Evaluasi Kinerja, Bukan Bagi-Bagi Jabatan
Reynaldy menegaskan, rotasi kali ini merupakan hasil evaluasi ketat selama tujuh bulan kepemimpinannya. Ia menilai langsung kinerja bawahannya, mulai dari kehadiran, respons terhadap aduan publik, hingga kemampuan menyelesaikan masalah di lapangan.
Rotasi ini juga bukan “bagi-bagi posisi” seperti yang kerap terjadi di masa lalu, melainkan upaya penyegaran struktur birokrasi agar lebih responsif, efektif, dan terukur.
Setiap pejabat kini akan dievaluasi secara berkala, tiga bulan sekali secara menyeluruh, dan mingguan melalui briefing langsung bersama Bupati. Sebuah sistem kontrol yang ketat untuk memastikan kinerja bukan hanya slogan.
Disiplin, Loyalitas, dan Kapasitas
Rotasi besar ini menjadi momentum penyaringan tiga hal mendasar: disiplin, loyalitas, dan kapasitas.

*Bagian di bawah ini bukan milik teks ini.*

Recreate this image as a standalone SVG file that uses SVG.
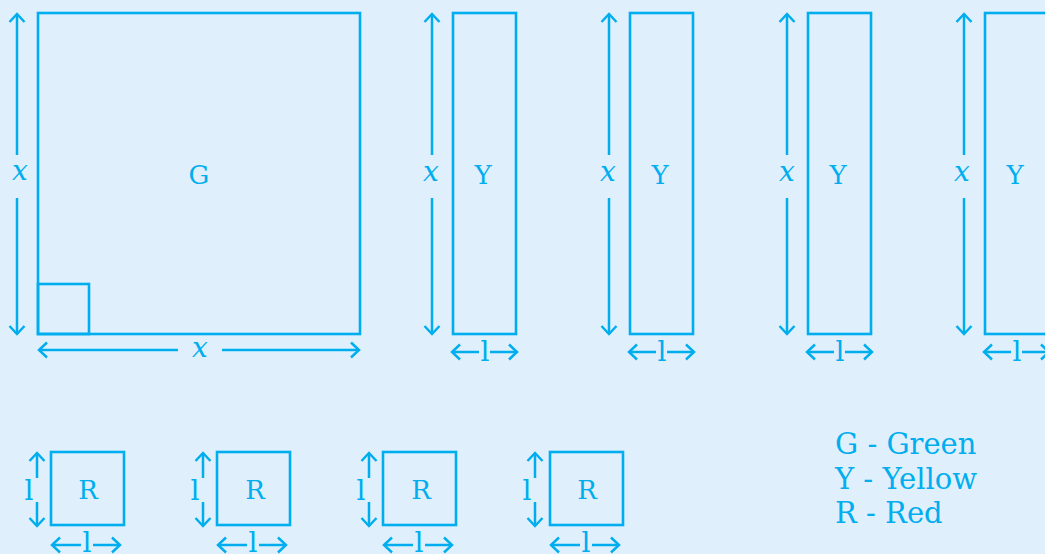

Disiplin bukan sekadar datang tepat waktu, tapi tanggap terhadap kebutuhan publik. Loyalitas bukan berarti tunduk tanpa kritik, tapi menjaga integritas dalam menjalankan visi daerah. Dan kapasitas berarti kemampuan nyata memimpin, bukan sekadar menduduki kursi.
Bupati Reynaldy tampaknya ingin mengakhiri era birokrasi pasif yang hanya menunggu perintah. Ia ingin membangun kultur kerja baru: cepat, solutif, dan berorientasi hasil.
Dan siapa pun yang tidak mampu menyesuaikan , akan digeser tanpa kompromi.
Catatan
Rotasi ini seharusnya menjadi momentum awal bagi reformasi birokrasi Subang. Publik tentu berharap langkah berani ini bukan hanya sekadar “ganti orang di kursi lama”, melainkan ganti cara kerja, dari birokrasi yang lamban menjadi birokrasi yang bergerak cepat.
Karena pada akhirnya, ukuran keberhasilan bukan seberapa sering pejabat dilantik, tapi seberapa nyata pelayanan publik dirasakan oleh warga.
Subang tak butuh pejabat yang nyaman di balik meja, tapi mereka yang turun ke lapangan, mendengar, dan bekerja.
Dan kalau Bupati Subang konsisten menindak yang malas, maka publik punya alasan untuk kembali percaya: pemerintahan ini sedang benar-benar bergerak.